SAP and Hybris Plot New Strategies Together as Commerce Evolves

Even a doggedly independent entrepreneur can have a change of heart. Ariel Luedi, CEO of hybris software, scoffed at the very notion of selling his company—until he did just that. “Early last year I said ‘Only over my dead body would I let SAP buy us,’” he says. “That’s where I was at that time.”

Yet on Tuesday, Luedi smiled alongside his new compatriots at SAP’s New York offices in Greenwich Village during a press event to discuss their plans to break down old conventions of commerce.

In June, Luedi’s e-commerce software company, which has U.S. offices in New York and Boston, agreed to be acquired by Germany’s SAP. The deal, completed on Aug. 1, put Swiss-born hybris—a plucky developer of platforms for managing customer relationships, Web content, and data—in the hands of a massive enterprise software company.

After yesterday’s press event, Luedi told me his prior resistance to making a deal faded once he got to know SAP a bit better. “In my head, SAP was a very conservative monster company doing enterprise internal process optimization,” he says, which may be important but not the most exciting sector to be in.

Getting to know SAP’s leadership offered him a new perspective, though. Luedi says SAP wanted to function more like a racing boat speeding toward innovation rather than a big ship. “They asked us to help change the company and get fresh DNA in there,” he says. That is why hybris operates as an independent business within SAP, he says, instead of simply being absorbed into it.

Luedi’s desire to grow his company while maintaining its identity actually put him on the path to making the deal. During the first half of 2013, he planned to file for an initial public offering for hybris as the means to remain independent and grow. After word of Luedi’s intentions got out, suitors brought up the idea of acquiring the company.

Those conversations gave Luedi a moment of pause. “I learned that my romantic notion of independence by being a public company was probably flawed,” he says. Weighing the regulatory rigors he would face, such as reporting to the Securities and Exchange Commission, led him to rethink his plans. Furthermore, the potential suitors hinted they might buy hybris, on their terms, the moment its shares dipped.

Rather than be at the mercy of the public markets, Luedi wanted to pick who would take hold of hybris. Signing on with SAP also gave him the chance to work with its HANA database technology to improve customers’ experiences in e-commerce.

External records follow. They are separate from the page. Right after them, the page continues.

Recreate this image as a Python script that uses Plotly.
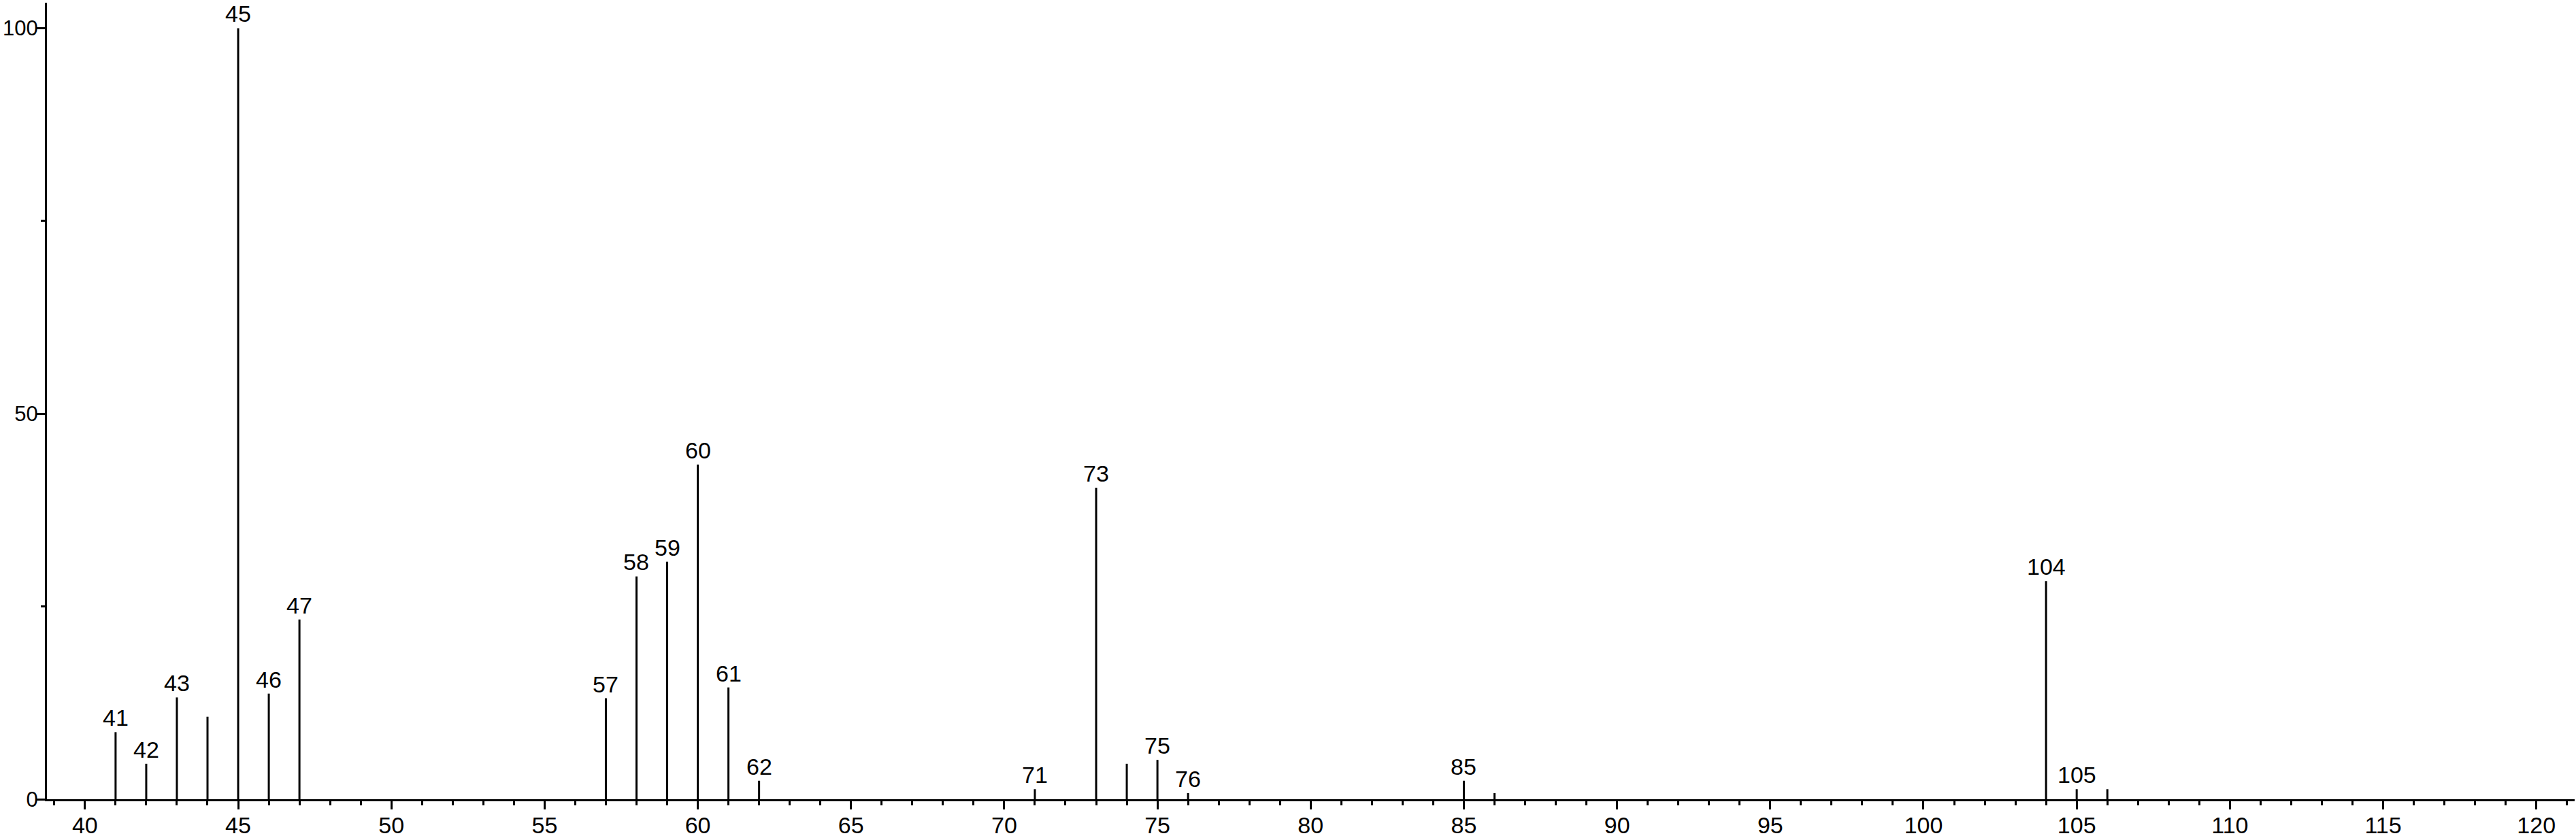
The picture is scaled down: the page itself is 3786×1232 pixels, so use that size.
import plotly.graph_objects as go

# m/z values and relative intensities
mz = [41, 42, 43, 44, 45, 46, 47, 57, 58, 59, 60, 61, 62, 71, 73, 74, 75, 76, 85, 86, 104, 105, 106]
intensity = [8.7, 4.6, 13.2, 10.7, 100.0, 13.7, 23.3, 13.1, 28.9, 30.8, 43.4, 14.5, 2.4,
             1.3, 40.4, 4.6, 5.1, 0.8, 2.4, 0.8, 28.3, 1.3, 1.3]
labeled = [41, 42, 43, 45, 46, 47, 57, 58, 59, 60, 61, 62, 71, 73, 75, 76, 85, 104, 105]

x_tick_vals = list(range(40, 121, 5))
y_tick_vals = [0, 50, 100]

FONT = "Liberation Sans, Arial, sans-serif"
FS = 34

xs, ys = [], []
for m, h in zip(mz, intensity):
    xs += [m, m, None]
    ys += [0, h, None]

fig = go.Figure()
fig.add_trace(go.Scatter(x=xs, y=ys, mode="lines",
                         line=dict(color="black", width=3),
                         hoverinfo="skip", showlegend=False))

for m, h in zip(mz, intensity):
    if m in labeled:
        fig.add_annotation(x=m, y=h, text=str(m), showarrow=False,
                           yanchor="bottom", xanchor="center", yshift=0,
                           font=dict(family=FONT, size=FS, color="black"))

fig.update_layout(
    width=3786, height=1232,
    margin=dict(l=69, r=2, t=4, b=57),
    paper_bgcolor="white", plot_bgcolor="white",
    font=dict(family=FONT, size=FS, color="black"),
    showlegend=False,
)
fig.update_xaxes(range=[38.76, 121.25], showline=True, linecolor="black", linewidth=3,
                 showgrid=False, zeroline=False, ticks="outside", ticklen=12, tickwidth=3,
                 tickcolor="black", tickvals=x_tick_vals, ticktext=[str(v) for v in x_tick_vals],
                 automargin=False, ticklabelstandoff=-6,
                 minor=dict(dtick=1, tick0=0, ticks="outside", ticklen=6, tickwidth=3, tickcolor="black"))
fig.update_yaxes(range=[0, 103.3], showline=True, linecolor="black", linewidth=3,
                 showgrid=False, zeroline=False, ticks="outside", ticklen=12, tickwidth=3,
                 tickcolor="black", tickvals=y_tick_vals, ticktext=[str(v) for v in y_tick_vals],
                 ticklabelstandoff=-8, automargin=False, tickfont=dict(size=31),
                 minor=dict(dtick=25, tick0=0, ticks="outside", ticklen=6, tickwidth=3, tickcolor="black"))

fig.write_html("out.html", config={"displayModeBar": False},
               post_script="document.body.style.margin='0';document.body.style.overflow='hidden';")
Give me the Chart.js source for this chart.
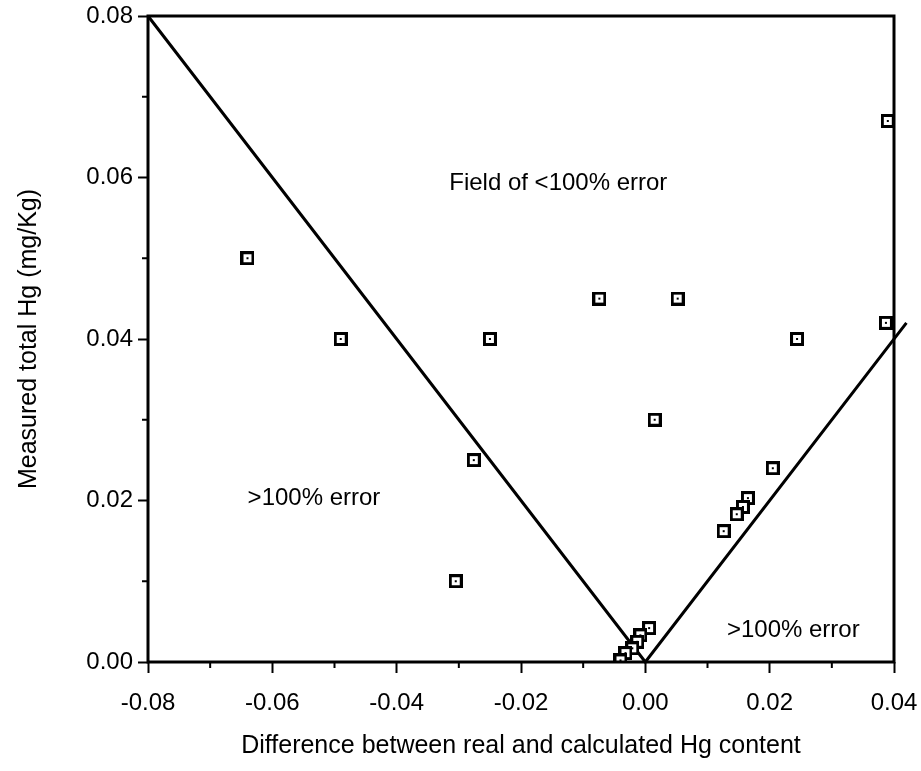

Mark Ferrer, chief operating officer of SAP’s global customer operations, says HANA can be found in retail, wholesale, distribution, and manufacturing yet the hybris platform offered additional features, making the deal a natural fit. As commerce grows, he says, SAP sought to further its reach as well. “We had a big piece of the foundation but we didn’t have that next step out to make that customer [connection],” Ferrer says.

The acquisition of hybris, he says, deepens SAP’s role in the business-to-consumer realm. Ferrer says commerce companies want technology that helps them understand and interact with consumers across multiple channels including mobile devices and computers and in brick-and-mortar stores. “We’ve been transforming SAP over the last three to five years” he says, “now all of these technologies are starting to converge.”

SAP and hybris on Tuesday illustrated some of the innovations they are pushing for wider adoption. With the help of software the companies have in play, a consumer might capture information—via smartphone—about shoes in a window display in the real world, share the images and details online with friends, and receive alerts if the item goes on sale at retailers near his or her location. Luedi believes it’s possible to further tailor the customer experience through technology such as his to fit individual interests and needs. “You need a platform that allows you to experiment and change quickly,” he says.